On Watching "The Mary Tyler Moore Show" With My Daughter

by ParentCo. January 27, 2017

mary tyler moore

I was born in 1970, the same year as "The Mary Tyler Moore Show." Growing up, I knew one thing: my mom wouldn't let me watch it. I went to bed at eight, and she turned on the melody that would haunt my dreams in the next room.

Years later, in my 30s, I stumbled across the show again. A local network was running reruns. I was instantly hooked. I also started to understand why my mom had not let her young daughter watch with her. This was not a show for a young child.

In one episode, The Happy Homemaker has an adulterous affair with one character's husband. In another, Mary openly dates two men at the same time. Even the opening episode is rough: Mary and Rhoda spar angrily over an apartment with a barely controlled fury. The famous line, "I hate spunk" comes across as a punch in the gut rather than funny, only redeemed by Lou's later agreement with Mary that her former fiancee is a jerk.

Still, the show is funny. I looked up Veal Prince Orloff only to find it is a real dish. I cheered when Mary asked for a raise, and watched as she grew in confidence with her job each year. Being short myself, I laughed even more when she realized her date was about 10 inches away from her forehead.

Mary struck me as still relevant, her struggles as real as her mustard and brown clothes made the shoulder pads of my 80s classmates look like the height of fashion. Her earnest Midwestern niceness was not the brash Brooklyn style I grew up with, but somehow real and utterly likable.

I went back to it again about a year ago, after a friend played an episode clip on YouTube. My eldest daughter is in her teens, and she came in with me to watch. Episode after episode came to life in our house during the middle of a blizzard. I made the decision to let her watch it on a whim. She's not the child I was the first time it aired, when my mom sat watching in the living room.

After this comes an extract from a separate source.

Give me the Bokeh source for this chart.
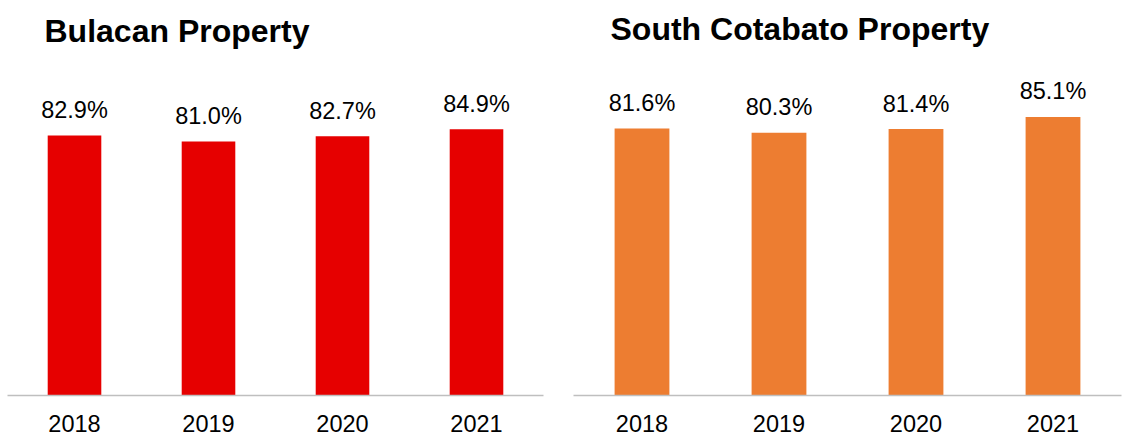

Together, we laughed again and again. We cheered on Rhoda, rolled our eyes at Phyllis, and cried when Lou's life left him. She asked me why women dressed like that, and I told her I didn't know because I don't.

As the snow outside looked like something right out of Minneapolis, I realized something important: I had never really discussed the show with my own mom. I began to realize why she had watched so entranced in the early 1970s, and why, so many years later, she once told me to find my inner Mary.

I suppose, in a way, the struggles of the main character mirrored my mom's struggles. She was in her late 20s back then, married with kids. She was a world away in Queens from the urban world of Mary and daily production schedules, but still a Mary trying to decide how to make her own life in a man's world.

Years later, she'd recount to me with great anger how she'd been denied the right to open up a bank account in her own name. The bank official had demanded she get her husband's consent, while my dad could open an account at the same bank without her consent.

She would also tell me of going back to work when my brother and I were finally in school full time and encountering the same condescension and sexism. I told my own daughter this story and explained what life had been like for women back then – and what it's still like for many of us today.

In the last two seasons, "The Mary Tyler Moore Show" would suffer, as such shows do, from a lack of ideas. The funny is still there, but there's way too much Ted, and he's about as interesting as Frank Burns from "M*A*S*H." As a whole, though, it still holds up. My teen daughter certainly thought so. She laughed and I laughed. And together, in the middle of it all, we went someplace special, a place my mom had gone before – three generations knowing that we can each create a fantastic world of kindness, laughter, and a career.

I hope my daughter understands that the world still has a long way to go for its female citizens. I also hope she understands that she will make it after all, catching that hat in her hand with a pride Mary would have truly understood.